Twenty years after Tu’an, Collier Rashkil runs an intelligence network out of an underground church in the northern Shenandoah Valley. A hundred miles or so south, Henry Price runs a smuggling ring. Neither is aware the other survived the horrific last stand of the Ghosts. Life is hard: Collier is proscribed; Henry is one step ahead of arrest and execution, yet both have a measure of contentment. But then an old enemy confronts Collier as a new enemy attacks Henry, and a war already lost threatens to reignite and finish them, their families, and what’s left of the country.
D. Krauss currently resides in the Shenandoah Valley.
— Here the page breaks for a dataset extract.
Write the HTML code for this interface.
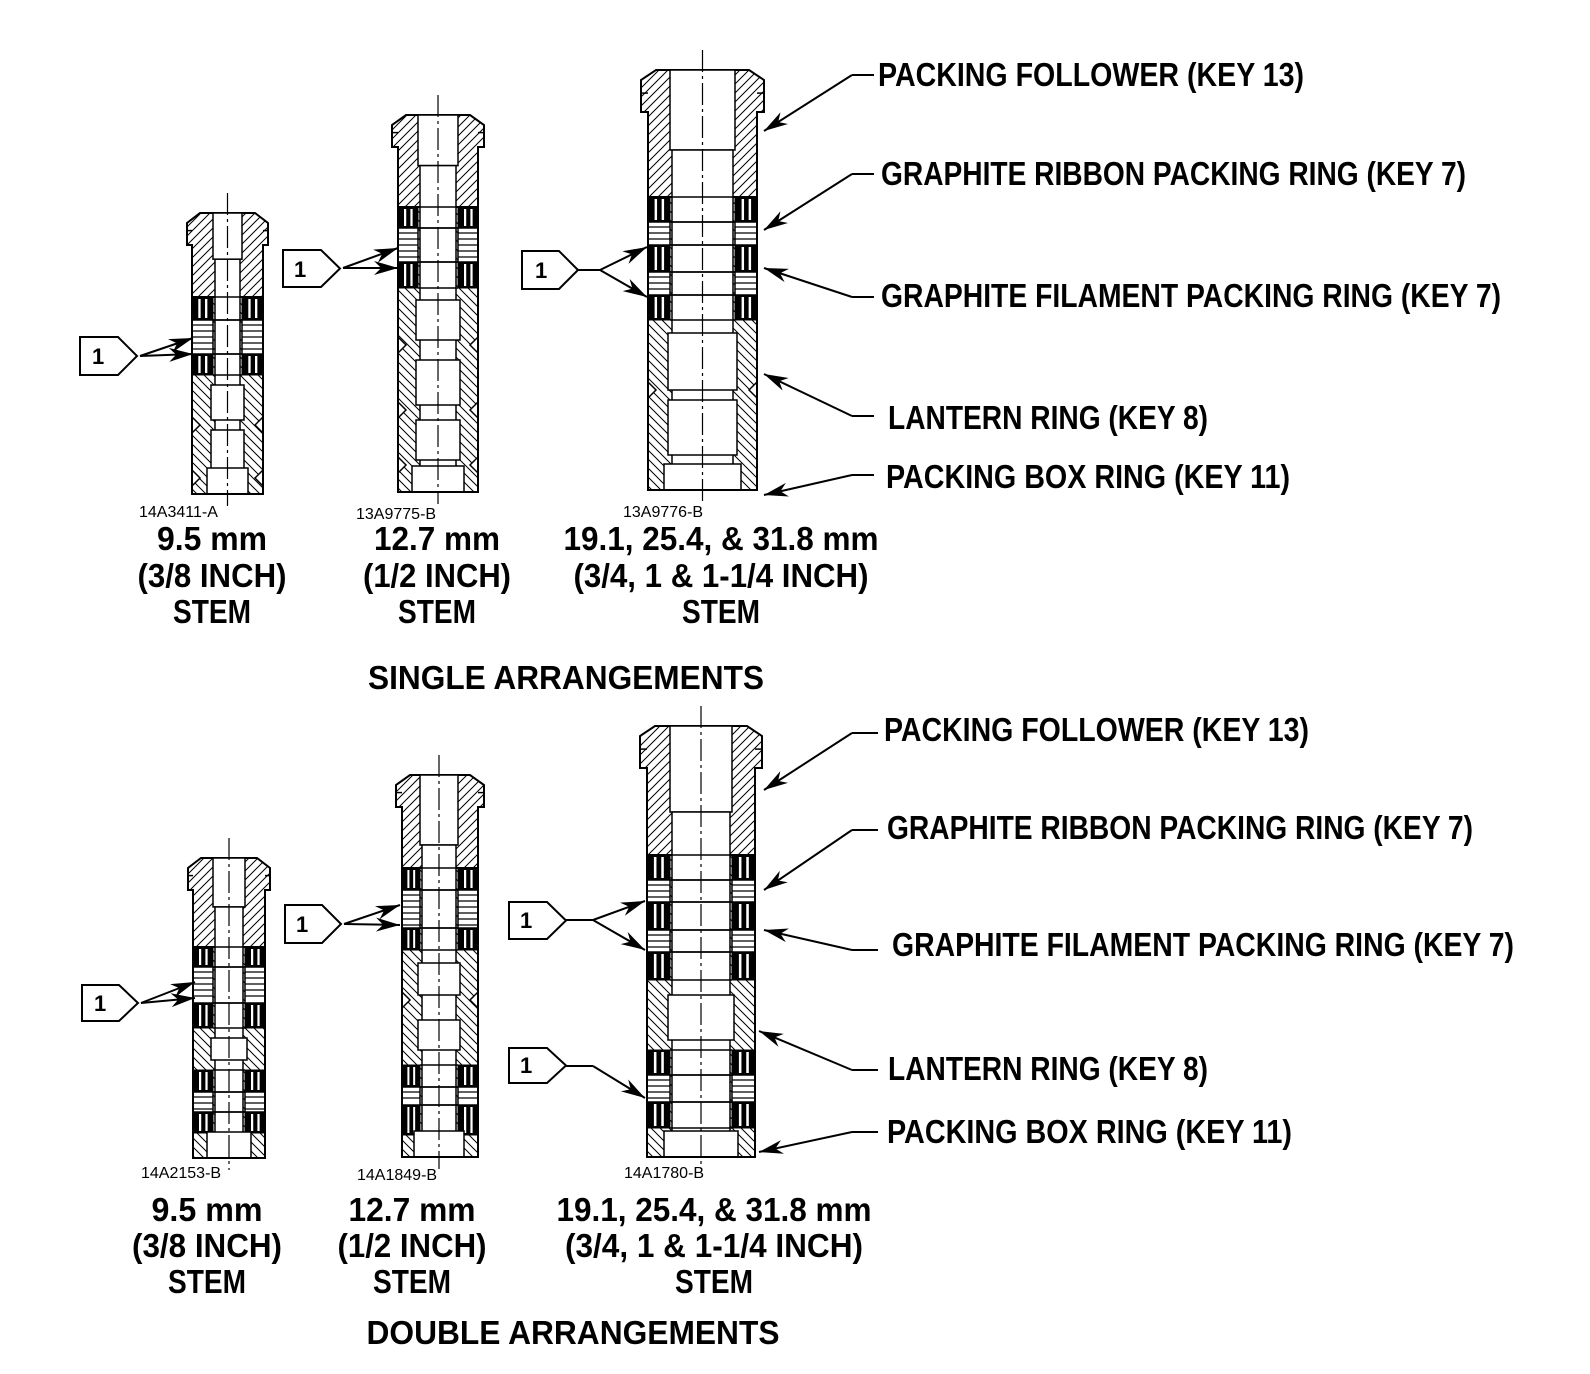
<!DOCTYPE html>
<html><head><meta charset="utf-8">
<style>
html,body{margin:0;padding:0;background:#fff;}
svg{display:block;}
.lb{font-family:"Liberation Sans Narrow","Liberation Sans",sans-serif;font-weight:bold;font-size:33px;fill:#000;}
.dn{font-family:"Liberation Sans",sans-serif;font-size:16px;fill:#000;}
.c1{font-family:"Liberation Sans",sans-serif;font-weight:bold;font-size:22px;fill:#000;}
</style></head>
<body>
<svg id="s" width="1590" height="1374" viewBox="0 0 1590 1374" xmlns="http://www.w3.org/2000/svg">
<defs>
<pattern id="h" patternUnits="userSpaceOnUse" width="9" height="9">
<path d="M-1,1 L1,-1 M0,9 L9,0 M8,10 L10,8" stroke="#000" stroke-width="1"/>
</pattern>
<pattern id="h2" patternUnits="userSpaceOnUse" width="9" height="9">
<path d="M-1,8 L1,10 M0,0 L9,9 M8,-1 L10,1" stroke="#000" stroke-width="1"/>
</pattern>
</defs>
<g id="draw"></g>

<text class="lb" x="878" y="86" textLength="426" lengthAdjust="spacingAndGlyphs">PACKING FOLLOWER (KEY 13)</text>
<text class="lb" x="881" y="185" textLength="585" lengthAdjust="spacingAndGlyphs">GRAPHITE RIBBON PACKING RING (KEY 7)</text>
<text class="lb" x="881" y="307" textLength="620" lengthAdjust="spacingAndGlyphs">GRAPHITE FILAMENT PACKING RING (KEY 7)</text>
<text class="lb" x="888" y="429" textLength="320" lengthAdjust="spacingAndGlyphs">LANTERN RING (KEY 8)</text>
<text class="lb" x="886" y="488" textLength="404" lengthAdjust="spacingAndGlyphs">PACKING BOX RING (KEY 11)</text>
<text class="lb" x="884" y="741" textLength="425" lengthAdjust="spacingAndGlyphs">PACKING FOLLOWER (KEY 13)</text>
<text class="lb" x="887" y="839" textLength="586" lengthAdjust="spacingAndGlyphs">GRAPHITE RIBBON PACKING RING (KEY 7)</text>
<text class="lb" x="892" y="956" textLength="622" lengthAdjust="spacingAndGlyphs">GRAPHITE FILAMENT PACKING RING (KEY 7)</text>
<text class="lb" x="888" y="1080" textLength="320" lengthAdjust="spacingAndGlyphs">LANTERN RING (KEY 8)</text>
<text class="lb" x="887" y="1143" textLength="405" lengthAdjust="spacingAndGlyphs">PACKING BOX RING (KEY 11)</text>

<text class="dn" x="139" y="517">14A3411-A</text>
<text class="dn" x="356" y="519">13A9775-B</text>
<text class="dn" x="623" y="517">13A9776-B</text>
<text class="dn" x="141" y="1178">14A2153-B</text>
<text class="dn" x="357" y="1180">14A1849-B</text>
<text class="dn" x="624" y="1178">14A1780-B</text>

<g class="lb" text-anchor="middle">
<text x="212" y="550" textLength="110" lengthAdjust="spacingAndGlyphs">9.5 mm</text>
<text x="212" y="587" textLength="149" lengthAdjust="spacingAndGlyphs">(3/8 INCH)</text>
<text x="212" y="623" textLength="78" lengthAdjust="spacingAndGlyphs">STEM</text>
<text x="437" y="550" textLength="126" lengthAdjust="spacingAndGlyphs">12.7 mm</text>
<text x="437" y="587" textLength="148" lengthAdjust="spacingAndGlyphs">(1/2 INCH)</text>
<text x="437" y="623" textLength="78" lengthAdjust="spacingAndGlyphs">STEM</text>
<text x="721" y="550" textLength="315" lengthAdjust="spacingAndGlyphs">19.1, 25.4, &amp; 31.8 mm</text>
<text x="721" y="587" textLength="295" lengthAdjust="spacingAndGlyphs">(3/4, 1 &amp; 1-1/4 INCH)</text>
<text x="721" y="623" textLength="78" lengthAdjust="spacingAndGlyphs">STEM</text>
<text x="566" y="689" textLength="396" lengthAdjust="spacingAndGlyphs">SINGLE ARRANGEMENTS</text>
<text x="207" y="1221" textLength="111" lengthAdjust="spacingAndGlyphs">9.5 mm</text>
<text x="207" y="1257" textLength="150" lengthAdjust="spacingAndGlyphs">(3/8 INCH)</text>
<text x="207" y="1293" textLength="78" lengthAdjust="spacingAndGlyphs">STEM</text>
<text x="412" y="1221" textLength="127" lengthAdjust="spacingAndGlyphs">12.7 mm</text>
<text x="412" y="1257" textLength="149" lengthAdjust="spacingAndGlyphs">(1/2 INCH)</text>
<text x="412" y="1293" textLength="78" lengthAdjust="spacingAndGlyphs">STEM</text>
<text x="714" y="1221" textLength="315" lengthAdjust="spacingAndGlyphs">19.1, 25.4, &amp; 31.8 mm</text>
<text x="714" y="1257" textLength="298" lengthAdjust="spacingAndGlyphs">(3/4, 1 &amp; 1-1/4 INCH)</text>
<text x="714" y="1293" textLength="78" lengthAdjust="spacingAndGlyphs">STEM</text>
<text x="573" y="1344" textLength="413" lengthAdjust="spacingAndGlyphs">DOUBLE ARRANGEMENTS</text>
</g>

<g id="calls"></g>
<text class="c1" x="92" y="364">1</text>
<text class="c1" x="294" y="277">1</text>
<text class="c1" x="535" y="278">1</text>
<text class="c1" x="94" y="1011">1</text>
<text class="c1" x="296" y="932">1</text>
<text class="c1" x="520" y="928">1</text>
<text class="c1" x="520" y="1073">1</text>
</svg>
<script>
var NS="http://www.w3.org/2000/svg";
var G=document.getElementById("draw");
function el(t,a,p){var e=document.createElementNS(NS,t);for(var k in a)e.setAttribute(k,a[k]);(p||G).appendChild(e);return e;}
function rect(x,y,w,h,f,sw){return el("rect",{x:x,y:y,width:w,height:h,fill:f||"none",stroke:"#000","stroke-width":sw==null?1.5:sw});}
function line(x1,y1,x2,y2,sw,da){var a={x1:x1,y1:y1,x2:x2,y2:y2,stroke:"#000","stroke-width":sw||1.5};if(da)a["stroke-dasharray"]=da;return el("line",a);}
function stem(o){
 var L=o.L,R=o.R,T=o.T,B=o.B,bl=o.bl,br=o.br,h=o.h,e=o.e||6;
 el("path",{d:"M"+(L-e)+","+(T+h)+" L"+(L-e)+","+(T+10)+" L"+(L+8)+","+T+" L"+(R-8)+","+T+" L"+(R+e)+","+(T+10)+" L"+(R+e)+","+(T+h)+" L"+R+","+(T+h)+" L"+R+","+B+" L"+L+","+B+" L"+L+","+(T+h)+" Z",fill:"url(#h)",stroke:"#000","stroke-width":2});
 line(L-e,T+h*0.55,L,T+h*0.55,1.5);line(R,T+h*0.55,R+e,T+h*0.55,1.5);
 var firstRing=o.rings[0][1];
 el("rect",{x:L,y:firstRing,width:R-L,height:B-firstRing,fill:"#fff"});
 rect(L,firstRing,R-L,B-firstRing,"url(#h2)",2);
 var bt=o.bt||(T+(firstRing-T)*0.55);
 rect(bl,T,br-bl,bt-T,"#fff",1.5);
 rect(bl+2,bt,br-bl-4,B-bt,"#fff",1.5);
 for(var i=0;i<o.bulges.length;i++){var b=o.bulges[i];rect(bl-2,b[0],br-bl+4,b[1]-b[0],"#fff",1.5);}
 for(var i=0;i<o.notch.length;i++){var y=o.notch[i];
   el("path",{d:"M"+L+","+(y-8)+" L"+(L+8)+","+y+" L"+L+","+(y+8)+" Z",fill:"#fff",stroke:"#000","stroke-width":1.5});
   el("path",{d:"M"+R+","+(y-8)+" L"+(R-8)+","+y+" L"+R+","+(y+8)+" Z",fill:"#fff",stroke:"#000","stroke-width":1.5});}
 for(var i=0;i<o.rings.length;i++){var r=o.rings[i],y0=r[1],y1=r[2];
  [[L,bl],[br,R]].forEach(function(s){var x0=s[0],w=s[1]-s[0];
   if(r[0]=="F"){rect(x0,y0,w,y1-y0,"#000",1);
     var sw=Math.max(2,w/9);
     [0.3,0.62].forEach(function(f){el("rect",{x:x0+w*f,y:y0+2,width:sw,height:y1-y0-4,fill:"#fff"});});
   }else{rect(x0,y0,w,y1-y0,"#fff",1.5);
     for(var yy=y0+5;yy<y1-2;yy+=6)line(x0,yy,x0+w,yy,1.2);}
  });
  line(bl,y0,br,y0,1.5);line(bl,y1,br,y1,1.5);
 }
 rect(bl-6,B-26,br-bl+12,26,"#fff",1.5);
 line(L,T+h,L,B,2);line(R,T+h,R,B,2);line(L,B,R,B,2);
 var cx=(bl+br)/2;line(cx,T-20,cx,B+12,1.2,"22,4,3,4");
}
stem({L:192,R:263,T:213,B:494,bl:213,br:242,h:32,e:5,rings:[["F",297,320],["R",320,354],["F",354,375]],bulges:[[385,420],[430,470]],notch:[425,478]});
stem({L:398,R:478,T:115,B:492,bl:418,br:458,h:32,e:6,rings:[["F",207,228],["R",228,262],["F",262,288]],bulges:[[300,340],[360,405],[420,460]],notch:[345,410,465]});
stem({L:648,R:757,T:70,B:490,bl:670,br:735,h:42,e:7,bt:150,rings:[["F",197,222],["R",222,245],["F",245,272],["R",272,295],["F",295,320]],bulges:[[333,390],[400,455]],notch:[390]});
stem({L:193,R:265,T:858,B:1158,bl:213,br:245,h:32,e:5,rings:[["F",947,967],["R",967,1003],["F",1003,1028],["F",1070,1092],["R",1092,1112],["F",1112,1133]],bulges:[[1038,1060]],notch:[]});
stem({L:402,R:478,T:775,B:1157,bl:420,br:458,h:32,e:6,bt:845,rings:[["F",868,890],["R",890,928],["F",928,950],["F",1065,1087],["R",1087,1105],["F",1105,1135]],bulges:[[963,995],[1020,1050]],notch:[1000]});
stem({L:647,R:755,T:726,B:1157,bl:670,br:732,h:42,e:7,bt:812,rings:[["F",855,880],["R",880,902],["F",902,930],["R",930,952],["F",952,980],["F",1050,1075],["R",1075,1102],["F",1102,1128]],bulges:[[995,1040]],notch:[]});

function arrow(x1,y1,x2,y2){line(x1,y1,x2,y2,2);
 var dx=x2-x1,dy=y2-y1,l=Math.sqrt(dx*dx+dy*dy),ux=dx/l,uy=dy/l,L=24,W=7;
 var bx=x2-ux*L,by=y2-uy*L;
 el("path",{d:"M"+x2+","+y2+" L"+(bx-uy*W)+","+(by+ux*W)+" L"+(x2-ux*L*0.7)+","+(y2-uy*L*0.7)+" L"+(bx+uy*W)+","+(by-ux*W)+" Z",fill:"#000"});}
function leader(ex,ey,kx,ky,tx,ty){el("polyline",{points:ex+","+ey+" "+kx+","+ky,fill:"none",stroke:"#000","stroke-width":2});arrow(kx,ky,tx,ty);}
leader(874,75,852,75,764,131);
leader(874,174,852,174,764,230);
leader(874,297,852,297,764,268);
leader(874,416,852,416,764,374);
leader(874,475,852,475,764,495);
leader(878,733,852,733,764,790);
leader(878,830,852,830,764,890);
leader(878,950,852,950,764,930);
leader(878,1070,852,1070,759,1031);
leader(878,1132,852,1132,759,1152);

var C=document.getElementById("calls");
function callout(x1,y1,x2,y2){var m=(y1+y2)/2;el("polygon",{points:x1+","+y1+" "+(x2-19)+","+y1+" "+x2+","+m+" "+(x2-19)+","+y2+" "+x1+","+y2,fill:"#fff",stroke:"#000","stroke-width":2},C);}
callout(80,337,137,375);
arrow(140,356,193,338);arrow(140,356,193,354);
callout(283,250,340,287);
arrow(343,268,398,248);arrow(343,268,398,268);
callout(522,251,578,289);
line(578,270,600,270,2);arrow(600,270,647,247);arrow(600,270,647,297);
callout(82,985,138,1021);
arrow(141,1003,195,982);arrow(141,1003,195,998);
callout(285,905,341,943);
arrow(344,924,400,905);arrow(344,924,400,925);
callout(509,902,566,939);
line(566,920,593,920,2);arrow(593,920,645,901);arrow(593,920,645,950);
callout(509,1048,566,1083);
line(566,1066,593,1066,2);arrow(593,1066,645,1098);
</script>
</body></html>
He's been a cottonpicker, a sod buster, a surgical orderly, the guy who paints the little white line down the middle of the road, a weatherman, a gun-totin’ door-kickin’ lawman, a layabout, and a bus driver, in that order.
Col'm is another gem from D. Krauss. This is book three in his Partholon series and it is excellent. Col'm may be read as a stand alone because there is enough back ground to give you the picture so you are not lost. However, read all three and you will not have missed on one of the best military science fiction books I have read in years.
Col'm picks up 25 years after the ending of Tu'an and the Communist won the civil war for America. Nothing works, the country is not making it, and a small group is trying to keep the flame of freedom lit from within waiting for their chance. D. Krauss examines how underground freedom groups survive in a totalitarian state. One as a religious church and one as a smuggler. One very black and white and one seeing much more gray areas, yet both at their core, very much the same. The synchronicities are amazing and the triggering event is just too real to think as a novel.
Plenty of action to suit even the hardest action junky, but the internal dialogues of why freedom matters is not to be missed and gives this novel (the entire series to be honest) a depth not usually seen. Col'm is at its heart about loss and moving forward despite that loss. It is about maintaining the quest despite the devastating price and keeping that quest when no one else understands. D. Krauss Criticism of government, lack of discipline, loss of honor, and generational differences are worn on his sleeve. So are commitment, love of family, honor, freedom, and sacrifice.
This is an excellent read and make no mistake, you will not want to miss Col'm.